The Labor Union makes performances.

We experiment. We collaborate. The work liberates itself (and us) from the shackles of originality. Yes- everything may have been done before, but that is not an excuse not to make art. Our work is born out of necessity.

Our efforts are to activate the thinking body and dancing body simultaneously. We frequently use reference to locate ideas and copy them. Appropriation is dead. Watch us copy. See how it transforms.

The Labor Union was born in Bushwick, Brooklyn in the fall of 2004. It was the coming together of friends and then roommates Isabel Lewis, Erika Hand, and Chris Lancaster behind the necessity of artmaking even in a situation of extremely limited resources. The Labor Union is an agreement to make work and support each other.

The Labor Union is rooted in the ten year history Lewis and Hand share as performers and research partners. The two met at Booker High School Center for the Visual and Performing Arts in Sarasota, FL as dance majors. Both Hand and Lewis continued their studies at Hollins University in Roanoke, VA where they worked alongside one another, Hand pursuing majors in Dance and Women's Studies and Lewis in Dance and English with a focus in Literary Criticism. The two now live in Brooklyn, NY have maintained a rigorous rehearsal/research process.

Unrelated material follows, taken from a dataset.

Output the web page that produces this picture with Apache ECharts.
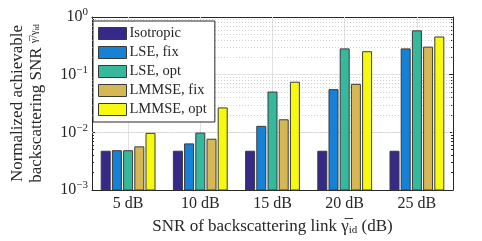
<!DOCTYPE html>
<html><head><meta charset="utf-8">
<script src="https://cdn.jsdelivr.net/npm/echarts@6/dist/echarts.min.js"></script>
<style>html,body{margin:0;padding:0;background:#fff}#c{width:482px;height:241px}</style>
</head><body><div id="c"></div>
<script>
var categories = ['5 dB', '10 dB', '15 dB', '20 dB', '25 dB'];
var seriesNames = ['Isotropic', 'LSE, fix', 'LSE, opt', 'LMMSE, fix', 'LMMSE, opt'];
var isotropic = [0.0047, 0.0047, 0.0047, 0.0047, 0.0047];
var lseFix = [0.0048, 0.0063, 0.0127, 0.055, 0.28];
var lseOpt = [0.0048, 0.0097, 0.050, 0.28, 0.575];
var lmmseFix = [0.0056, 0.0076, 0.0165, 0.068, 0.30];
var lmmseOpt = [0.0096, 0.0265, 0.074, 0.25, 0.45];
var colors = ['#352a87', '#1582d7', '#35b89b', '#d5b853', '#f8fa0d'];
var yMin = 0.001, yMax = 1;
var minorGridValues = [];
[0.001, 0.01, 0.1].forEach(function (d) { for (var k = 2; k <= 9; k++) minorGridValues.push(+(d * k).toPrecision(3)); });

var FONT = 'Liberation Serif';
var TXT = '#262626';
var allData = [isotropic, lseFix, lseOpt, lmmseFix, lmmseOpt];
var BAR_W = 9, BAR_GAP = 2.2;

function makeRender(idx) {
  return function (params, api) {
    var ci = api.value(0), v = api.value(1);
    var top = api.coord([ci, v]);
    var base = api.coord([ci, yMin]);
    var off = (idx - 2) * (BAR_W + BAR_GAP);
    var x = top[0] + off - BAR_W / 2;
    return {
      type: 'rect',
      shape: { x: x, y: top[1], width: BAR_W, height: base[1] - top[1] },
      style: { fill: colors[idx], stroke: '#3a3a3a', lineWidth: 1 },
      z2: 3
    };
  };
}

var series = allData.map(function (d, i) {
  return {
    name: seriesNames[i], type: 'custom', renderItem: makeRender(i),
    data: d.map(function (v, j) { return [j, v]; }),
    encode: { x: 0, y: 1 },
    itemStyle: { color: colors[i], borderColor: '#3a3a3a', borderWidth: 1 },
    emphasis: { disabled: true }, z: 3, silent: true
  };
});
series.push({
  name: 'grid', type: 'line', data: [], z: 1, silent: true,
  markLine: {
    silent: true, symbol: 'none', z: 1, label: { show: false }, animation: false,
    data: categories.map(function (c) { return { xAxis: c, lineStyle: { color: '#e2e2e2', type: 'solid', width: 1 } }; })
      .concat(minorGridValues.map(function (v) { return { yAxis: v, lineStyle: { color: '#cfcfcf', type: [1, 2], width: 1 } }; }))
  }
});

function supLabel(v) {
  var e = Math.round(Math.log10(v));
  return '{b|10}{s|' + (e < 0 ? '\u2212' + (-e) : e) + '}';
}

var chart = echarts.init(document.getElementById('c'), null, { renderer: 'canvas' });
chart.setOption({
  animation: false,
  textStyle: { fontFamily: FONT, color: TXT },
  grid: { left: 90, right: 29, top: 17, bottom: 49 },
  legend: {
    orient: 'vertical', left: 93, top: 21,
    itemWidth: 28, itemHeight: 12, itemGap: 4,
    padding: [5, 8, 5, 5],
    borderColor: '#262626', borderWidth: 1, backgroundColor: '#fff',
    textStyle: { fontFamily: FONT, fontSize: 14.5, color: TXT, lineHeight: 12, padding: [0, 0, 0, -2] },
    icon: 'rect', selectedMode: false,
    data: seriesNames.map(function (n, i) { return { name: n, itemStyle: { color: colors[i], borderColor: '#3a3a3a', borderWidth: 1 } }; })
  },
  xAxis: [{
    type: 'category', data: categories, position: 'bottom',
    axisLine: { lineStyle: { color: '#262626', width: 1 } },
    axisTick: { show: false },
    axisLabel: { fontFamily: FONT, fontSize: 16, color: TXT, margin: 6 },
    splitLine: { show: false },
    name: 'SNR of backscattering link {g|\u03B3\u0305}{sub|id} (dB)', nameLocation: 'middle', nameGap: 27,
    nameTextStyle: { fontFamily: FONT, fontSize: 17, color: TXT,
      rich: { g: { fontFamily: FONT, fontSize: 17, color: TXT }, sub: { fontFamily: FONT, fontSize: 11, color: TXT, padding: [8, 0, 0, 0] } } }
  }, {
    type: 'category', data: categories, position: 'top',
    axisLine: { lineStyle: { color: '#262626', width: 1 } },
    axisTick: { show: true, inside: true, alignWithLabel: true, length: 4, lineStyle: { color: '#262626' } },
    axisLabel: { show: false }, splitLine: { show: false }
  }],
  yAxis: [{
    type: 'log', logBase: 10, min: yMin, max: yMax, position: 'left',
    axisLine: { show: true, lineStyle: { color: '#262626', width: 1 } },
    axisTick: { show: true, inside: true, length: 4, lineStyle: { color: '#262626' } },
    minorTick: { show: true, splitNumber: 9, length: 2, lineStyle: { color: '#262626' } },
    axisLabel: { margin: 4, formatter: supLabel,
      rich: { b: { fontFamily: FONT, fontSize: 16, color: TXT }, s: { fontFamily: FONT, fontSize: 11, color: TXT, padding: [0, 0, 9, 0] } } },
    splitLine: { show: true, lineStyle: { color: '#e2e2e2', width: 1 } },
    name: '{a|Normalized achievable}\n{a|backscattering SNR }{f|\u03B3\u0305/\u03B3}{sub|id}',
    nameLocation: 'middle', nameGap: 46, nameRotate: 90,
    nameTextStyle: { fontFamily: FONT, fontSize: 17, color: TXT, lineHeight: 19,
      rich: { a: { fontFamily: FONT, fontSize: 17, color: TXT, lineHeight: 19 },
              f: { fontFamily: FONT, fontSize: 11, color: TXT, padding: [0, 0, 4, 0] },
              sub: { fontFamily: FONT, fontSize: 8, color: TXT } } }
  }, {
    type: 'log', logBase: 10, min: yMin, max: yMax, position: 'right',
    axisLine: { show: true, lineStyle: { color: '#262626', width: 1 } },
    axisTick: { show: true, inside: true, length: 4, lineStyle: { color: '#262626' } },
    minorTick: { show: true, splitNumber: 9, length: 2, lineStyle: { color: '#262626' } },
    axisLabel: { show: false }, splitLine: { show: false }
  }],
  series: series
});
</script></body></html>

The past projects of The Labor Union have culminated in dance performances choreographed by Lewis and have included dance artists Neal Beasley, Nancy Foreshaw-Clap, Beth Gill, Erika Hand, Matthew Rogers and Anna Sperber and musicians Chris Lancaster and George Lewis of the band The Black Sounds. The Labor Union has been presented at AUNTS, Chez Bushwick, Dance Theater Workshop, Dixon Place, The Kitchen, Movement Research at Judson Church and PS 122.

Lewis and Hand premiered their latest collaborative effort, THE LIVE PERFORMANCE by The Labor Union at Dance Theater Workshop on February 7-10 2007.